7. I didn't "[come] to agree with [you]": I rewrote this article to reflect what your citations actually showed: that the phrase is moderately common (though I'm still not convinced that it is common enough to merit an encyclopedia entry), but that its two apparently most common meanings are different from what the article originally said. If it's going to be here, it should be accurate.
8. You write, "you wrote such overtly agressive messages that even you realized it and had to come back and rewrite one of them( "tone it down" as you called it)." Yup. I got frustrated. Happens to us all. Unlike most people, I came back a few minutes later and rewrote things politely.
9. You write, "I don't know if this is part of a general anti-Romanian antitude or not": Wow. You can start from my talk page and see that I have written more about Romania in the Wikipedia than any other native English speaker, on topics ranging from theater, to public buildings, to rock bands, to historical and political figures, to political parties, etc.
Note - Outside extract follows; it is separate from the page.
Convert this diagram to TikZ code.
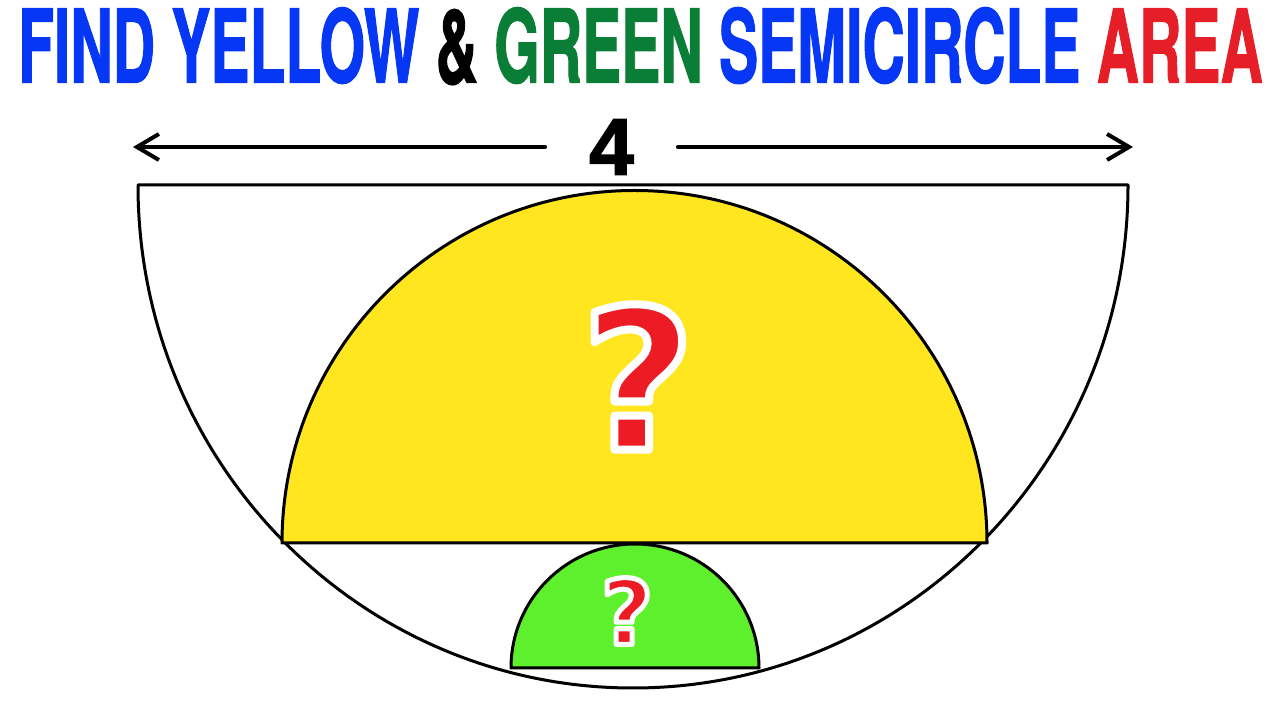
\documentclass[tikz,border=0pt]{standalone}
\usepackage{graphicx}
\usepackage{fontspec}
\setmainfont{Liberation Sans}
\newfontfamily\headfont{TeX Gyre Heros}[BoldFeatures={FakeBold=1.5}]
\newfontfamily\numfont{Liberation Sans}[BoldFeatures={FakeBold=2}]
\newfontfamily\qfont{DejaVu Sans}
\usetikzlibrary{arrows.meta}

\definecolor{headblue}{RGB}{5,55,245}
\definecolor{headgreen}{RGB}{10,125,55}
\definecolor{headred}{RGB}{230,30,40}
\definecolor{semiyellow}{RGB}{255,230,30}
\definecolor{semigreen}{RGB}{95,240,45}
\definecolor{qred}{RGB}{237,28,36}

\tikzset{
  rim/.style={line width=3pt, black, line join=round},
  arrowline/.style={line width=4pt, line cap=round, -{Straight Barb[length=22pt,width=26pt,line width=4pt]}},
  qmark/.style={text=qred, inner sep=0pt}
}

% red question mark, glyph stroked in white for the rim
\newcommand{\rimmed}[2]{\special{pdf:literal direct 2 Tr #2 w 1 1 1 RG 1 j}#1\special{pdf:literal direct 0 Tr}}

\begin{document}
\begin{tikzpicture}[x=1pt,y=1pt]
\useasboundingbox (0,0) rectangle (1280,720);

% heading
\node[anchor=south west, inner sep=0pt] (heading) at (18,635)
  {\resizebox{1244pt}{75pt}{\headfont\bfseries
   \textcolor{headblue}{FIND YELLOW} \textcolor{black}{\&} \textcolor{headgreen}{GREEN}
   \textcolor{headblue}{SEMICIRCLE} \textcolor{headred}{AREA}}};

% width of the big semicircle
\node[inner xsep=44pt, inner ysep=0pt] (four) at (611.5,573)
  {\fontsize{80}{80}\selectfont\numfont\bfseries 4};
\coordinate (leftend) at (133,573);
\coordinate (rightend) at (1133,573);
\draw[arrowline] (four.west) -- (leftend);
\draw[arrowline] (four.east) -- (rightend);

% big semicircle
\draw[rim] (138,535) arc[start angle=180, end angle=360, x radius=495, y radius=503] -- cycle;

% yellow semicircle
\filldraw[rim, fill=semiyellow] (282,177) arc[start angle=180, end angle=0, radius=352.5] -- cycle;

% green semicircle
\filldraw[rim, fill=semigreen] (511,52) arc[start angle=180, end angle=0, radius=124] -- cycle;

\node[qmark] (qyellow) at (638,343) {\fontsize{196}{196}\selectfont\qfont\bfseries\rimmed{?}{8}};
\node[qmark] (qgreen) at (627,109) {\fontsize{90}{90}\selectfont\qfont\bfseries\rimmed{?}{5}};
\end{tikzpicture}
\end{document}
Believe me, I didn't do this out of hostility.
10. You write, "I read your impressions about Bucharest on your site, and you make it look like its the shit of the Earth." Then you didn't read much of what I wrote. I think Bucharest has its problems (largely because Ceauşescu's bizarre systematization ideas scarred the city badly), and when I landed a job there it was not easy (especially at first) to transplant 6,000 miles from home in a country I started out not knowing the language, but I liked Bucharest a lot, and I plan to go back when I get a chance to travel again.
11. I'm not sure I follow your paragraph about Ottoman Bessarabia and Bugeac, but I hope you don't mind if I don't pursue that direction: I came over here because of what I saw as an issue in the Moldova article; I don't know much about Bugeac, and my sense of the region is mostly north and west than that; I don't know a lot even about Moldova itself, but I know enough to keep that article on my watchlist.
12. And, as you say, "Going back to the main point here": I think this article, as it now stands, is harmless, though not particularly useful. I think the prominent mention of "Eastern Moldova" in the Moldova article is out of proportion to the importance of the phrase; as I've said, I'd have no problem including it as a "see also". As for whether it will "hurt anybody": only if they use Wikipedia as a source and make the mistake of referring to the Republic as "Eastern Moldova" in a paper or such and look foolish for using an odd locution. I suppose it's not a terribly big deal, I just prefer for Wikipedia not to mislead people. "Sometimes" can still be below the threshold of notability.